The proposed legislation also includes restrictions on local governments reducing law enforcement budgets and stiffer penalties for protesters blocking streets.

While representatives of St. Louis police officers welcome some of the provisions, including those relating to what is being called the law enforcement of rights, activists and elected representatives believe those penalizing protesters are in direct response to the Black Lives Matter movement.


Dueker

Jane Deuker, attorney and lobbyist for the St. Louis Police Officers' Association, said those provisions on protests were not informed by discussions with the organization but written into SB 26 by lawmakers.

But Deuker added the association did "1000 percent" support those giving "due process protections" already available to all other employees.

SB 26, which passed the Senate and is set for a third reading in the House, states that all suspended law enforcement officers "shall be entitled to a full due process hearing as provided in the act."

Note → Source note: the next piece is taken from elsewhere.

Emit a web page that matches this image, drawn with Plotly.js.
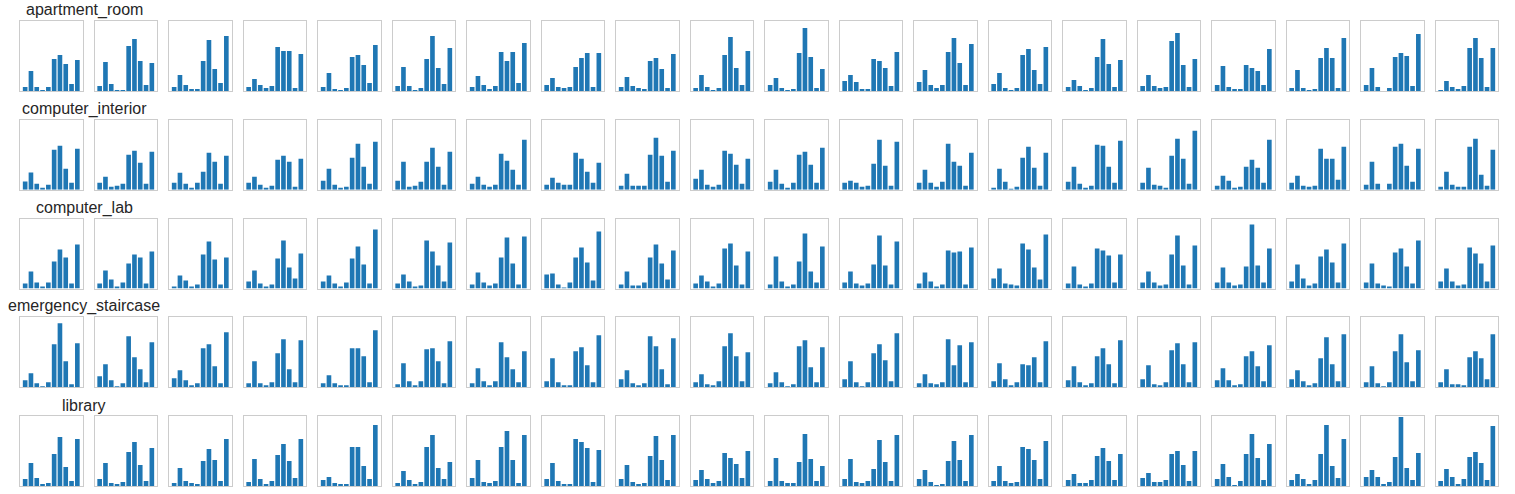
<!DOCTYPE html>
<html>
<head>
<meta charset="utf-8">
<script src="https://cdn.plot.ly/plotly-3.0.1.min.js"></script>
<style>body{margin:0;background:#fff}</style>
</head>
<body>
<div id="chart" style="width:1515px;height:494px"></div>
<script>
// scene classes, one row each; 20 samples per row, 10 bins per sample
var scenes = ['apartment_room', 'computer_interior', 'computer_lab', 'emergency_staircase', 'library'];
var bins = [0, 1, 2, 3, 4, 5, 6, 7, 8, 9];

var apartment_room = [
  [12, 60, 12, 3, 12, 96, 108, 81, 21, 93],
  [15, 87, 21, 3, 3, 135, 156, 90, 18, 84],
  [12, 48, 18, 6, 6, 90, 153, 66, 24, 165],
  [12, 36, 18, 9, 15, 132, 120, 120, 9, 111],
  [12, 54, 6, 3, 9, 102, 108, 78, 24, 138],
  [15, 72, 15, 3, 9, 96, 165, 69, 21, 129],
  [12, 45, 18, 6, 15, 117, 90, 117, 24, 144],
  [18, 39, 12, 9, 12, 72, 99, 114, 12, 114],
  [12, 42, 15, 9, 6, 90, 99, 66, 9, 111],
  [9, 48, 12, 3, 9, 108, 162, 69, 18, 120],
  [18, 39, 9, 3, 6, 114, 189, 102, 9, 66],
  [30, 48, 27, 6, 6, 96, 90, 69, 15, 117],
  [27, 63, 18, 9, 18, 117, 159, 84, 18, 141],
  [21, 54, 9, 3, 9, 108, 126, 63, 21, 132],
  [12, 33, 15, 3, 9, 102, 156, 81, 12, 93],
  [15, 48, 15, 9, 12, 150, 174, 78, 12, 96],
  [18, 75, 12, 6, 6, 78, 69, 60, 18, 126],
  [9, 63, 9, 3, 6, 99, 129, 99, 9, 159],
  [18, 69, 12, 0, 9, 102, 114, 105, 15, 171],
  [3, 30, 12, 6, 15, 129, 159, 99, 12, 129]
];
var computer_interior = [
  [25, 52, 18, 6, 15, 120, 132, 63, 21, 123],
  [21, 39, 9, 12, 18, 105, 117, 81, 18, 114],
  [21, 51, 18, 6, 21, 54, 111, 84, 18, 102],
  [21, 39, 15, 6, 12, 90, 102, 84, 9, 93],
  [27, 63, 15, 6, 9, 96, 138, 69, 18, 144],
  [27, 84, 9, 12, 24, 84, 126, 69, 15, 114],
  [18, 39, 15, 9, 15, 108, 87, 60, 15, 150],
  [15, 36, 21, 15, 15, 111, 93, 54, 21, 81],
  [12, 48, 12, 12, 12, 105, 156, 102, 24, 117],
  [33, 60, 15, 9, 15, 117, 108, 75, 18, 93],
  [24, 60, 18, 6, 21, 105, 114, 75, 21, 126],
  [21, 27, 21, 9, 12, 78, 150, 72, 12, 144],
  [21, 60, 21, 9, 24, 138, 84, 72, 12, 111],
  [6, 63, 24, 3, 9, 96, 129, 66, 12, 111],
  [24, 69, 18, 6, 12, 135, 132, 69, 21, 147],
  [21, 66, 15, 12, 6, 102, 153, 93, 18, 177],
  [12, 42, 27, 6, 9, 69, 90, 66, 21, 150],
  [21, 42, 12, 9, 12, 123, 93, 93, 30, 129],
  [15, 84, 18, 0, 18, 129, 138, 72, 24, 123],
  [9, 54, 15, 9, 9, 129, 153, 45, 12, 120]
];
var computer_lab = [
  [15, 51, 18, 6, 18, 81, 117, 93, 15, 132],
  [15, 54, 27, 6, 18, 75, 102, 93, 15, 111],
  [6, 39, 24, 6, 12, 102, 141, 87, 12, 93],
  [21, 54, 15, 6, 12, 90, 144, 63, 30, 105],
  [21, 39, 15, 6, 18, 90, 126, 72, 15, 177],
  [15, 42, 21, 6, 9, 144, 111, 69, 21, 138],
  [12, 48, 18, 9, 15, 93, 153, 75, 12, 156],
  [42, 45, 12, 3, 18, 93, 123, 78, 24, 171],
  [12, 51, 9, 9, 18, 93, 132, 75, 27, 114],
  [15, 39, 21, 6, 15, 120, 135, 69, 12, 111],
  [12, 96, 21, 6, 12, 81, 165, 51, 18, 126],
  [18, 51, 15, 9, 15, 72, 159, 69, 12, 141],
  [15, 48, 21, 6, 12, 114, 108, 111, 12, 123],
  [30, 60, 15, 12, 9, 135, 117, 63, 27, 162],
  [15, 66, 12, 6, 15, 120, 114, 99, 18, 102],
  [18, 51, 18, 9, 12, 102, 159, 69, 12, 129],
  [18, 63, 18, 9, 12, 66, 192, 69, 18, 120],
  [21, 72, 30, 9, 15, 96, 117, 78, 18, 135],
  [18, 75, 15, 9, 6, 108, 120, 66, 15, 144],
  [21, 60, 21, 9, 12, 123, 105, 75, 21, 129]
];
var emergency_staircase = [
  [21, 42, 12, 3, 15, 129, 192, 78, 9, 132],
  [33, 69, 21, 3, 12, 153, 90, 54, 15, 135],
  [27, 51, 21, 6, 12, 117, 129, 63, 12, 165],
  [12, 78, 12, 6, 15, 102, 144, 54, 15, 141],
  [12, 36, 12, 6, 6, 117, 117, 93, 15, 171],
  [9, 72, 18, 6, 18, 114, 117, 78, 12, 138],
  [12, 57, 18, 6, 18, 135, 90, 54, 15, 108],
  [18, 87, 15, 6, 6, 108, 120, 66, 15, 156],
  [24, 51, 12, 6, 12, 153, 123, 54, 9, 147],
  [15, 39, 9, 6, 18, 123, 162, 93, 18, 105],
  [12, 45, 15, 3, 9, 123, 141, 60, 15, 120],
  [24, 78, 15, 3, 15, 102, 129, 81, 18, 162],
  [12, 39, 12, 9, 15, 144, 66, 126, 15, 135],
  [18, 72, 24, 6, 15, 69, 66, 90, 15, 138],
  [21, 63, 15, 6, 12, 93, 117, 69, 12, 141],
  [24, 66, 9, 6, 15, 111, 132, 69, 15, 135],
  [21, 57, 21, 6, 9, 93, 108, 63, 18, 126],
  [24, 51, 18, 6, 12, 87, 150, 69, 18, 159],
  [15, 63, 12, 3, 15, 108, 159, 75, 18, 111],
  [15, 54, 9, 9, 6, 90, 108, 87, 24, 159]
];
var library = [
  [21, 69, 24, 6, 9, 96, 147, 57, 15, 141],
  [21, 69, 9, 6, 12, 102, 132, 63, 15, 114],
  [9, 54, 15, 9, 6, 75, 111, 78, 15, 141],
  [12, 81, 21, 6, 15, 93, 126, 75, 24, 141],
  [18, 27, 9, 6, 6, 117, 117, 60, 21, 183],
  [9, 45, 18, 6, 12, 117, 153, 54, 21, 72],
  [24, 78, 12, 9, 15, 117, 165, 78, 9, 153],
  [21, 69, 15, 6, 6, 141, 132, 114, 12, 108],
  [21, 63, 12, 6, 9, 90, 150, 78, 18, 153],
  [18, 48, 21, 9, 15, 99, 84, 66, 24, 105],
  [15, 84, 15, 9, 9, 72, 156, 81, 15, 60],
  [21, 81, 12, 9, 15, 51, 138, 72, 15, 153],
  [21, 48, 12, 3, 6, 75, 135, 78, 15, 153],
  [15, 60, 15, 9, 12, 117, 111, 78, 21, 135],
  [18, 36, 9, 9, 18, 90, 114, 75, 18, 96],
  [24, 39, 12, 12, 18, 96, 105, 63, 15, 105],
  [21, 66, 27, 3, 15, 96, 156, 84, 18, 126],
  [18, 36, 21, 6, 18, 96, 183, 60, 24, 141],
  [27, 48, 27, 6, 12, 87, 207, 54, 18, 99],
  [15, 51, 27, 6, 21, 87, 102, 69, 18, 180]
];

var rows = [apartment_room, computer_interior, computer_lab, emergency_staircase, library];

function drawGrid() {
  var W = 1515, H = 494;
  var left0 = 20, colStep = 74.5, boxW = 62.5;
  var top0 = 21, rowStep = 98.75, boxH = 70;

  var data = [];
  var layout = {
    width: W, height: H,
    margin: {l: 0, r: 0, t: 0, b: 0},
    paper_bgcolor: 'white',
    plot_bgcolor: 'white',
    showlegend: false,
    bargap: 0.2,
    annotations: []
  };

  var n = 0;
  for (var r = 0; r < rows.length; r++) {
    var rowTop = top0 + r * rowStep;
    for (var c = 0; c < rows[r].length; c++) {
      n++;
      var colLeft = left0 + c * colStep;
      var sfx = n === 1 ? '' : n;
      data.push({
        type: 'bar',
        x: bins,
        y: rows[r][c],
        xaxis: 'x' + sfx,
        yaxis: 'y' + sfx,
        marker: {color: '#1f77b4'},
        hoverinfo: 'skip'
      });
      var common = {
        showline: true, mirror: true, linecolor: '#cccccc', linewidth: 1,
        showgrid: false, zeroline: false, showticklabels: false, ticks: '',
        fixedrange: true
      };
      layout['xaxis' + sfx] = Object.assign({}, common, {
        domain: [colLeft / W, (colLeft + boxW) / W],
        range: [-0.89, 9.89],
        anchor: 'y' + sfx
      });
      layout['yaxis' + sfx] = Object.assign({}, common, {
        domain: [1 - (rowTop + boxH) / H, 1 - rowTop / H],
        range: [0, 210],
        anchor: 'x' + sfx
      });
    }
    layout.annotations.push({
      text: scenes[r],
      xref: 'paper', yref: 'paper',
      x: 84 / W, y: 1 - (rowTop - 11) / H,
      xanchor: 'center', yanchor: 'middle',
      showarrow: false,
      font: {family: 'Liberation Sans, Arial, sans-serif', size: 16, color: '#262626'}
    });
  }

  Plotly.newPlot('chart', data, layout, {displayModeBar: false, staticPlot: true});
}
drawGrid();
</script>
</body>
</html>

Any decision following a hearing shall be in writing and include findings of fact while the act "provides that law enforcement officers shall have the opportunity to provide a written responses to any adverse materials in their personnel file. Law enforcement officers shall have the right to compensation for any economic loss incurred during an investigation if the officer is found to have committed no misconduct."

Dueker said the officers' association is hopeful that the legislation is near the finishing lines.

"It has to go back to conference, but it has a good chance, at least those provisions relating to the bill of rights," she said. 

Another provision creates the offense of unlawful traffic interference if, with the intention to impede vehicular traffic, the person walks, stands, sits, kneels, lays, or places an object in a manner that blocks passage by a vehicle on any public street or highway.

The police officers' association was not involved in drafting those provisions relating to protests, Deuker said.

Democrat lawmakers U.S. Rep. Cori Bush and State Rep. Rasheen Aldridge, in an opinion piece in the Missouri Times, wrote that the bill "would silence the voices of those rising in defense of Black lives by enacting criminal penalties on the right to protest.

"Not only that, but it is particularly targeted at protests that we led in St. Louis this past summer," the pair said.

Lawmakers also want to make it difficult for local governments to cut law enforcement budgets, giving any taxpayer the right to sue if the budget in decrease by more than 12 percent relative to the funding for other departments over a five year period.

Police officers are concerned about proposed budget cuts in St. Louis, with the board that oversees the city budget voting to cut 98 currently vacant positions.

Mayor Tishaura Jones backed the plan, which calls for redirecting $4 million to other services, including affordable housing and to victims to crime.

“Today you saw a proposed budget amendment that reflects more of my priorities, and to address the root causes of crime and support victims of crime, as well as those who have been underserved and underrepresented,” Jones said, according to the St. Louis Public Radio.

Deuker said the association is concerned about the proposed cuts at a time when the departmennt already is dependent on overtime and already cannot provide the needed level of service.

A separate bill that would ban in almost all circumstances the use of "chokeholds" simiilar to the one that led to the murder of George Floyd in Minneapolis is also progressing through the legislature, with the House passing the measure in a voice vote. It has passed the Senate.

The STLPOA supports the bill, which its representatives describes as putting into law what is already practiced in the city of St. Louis.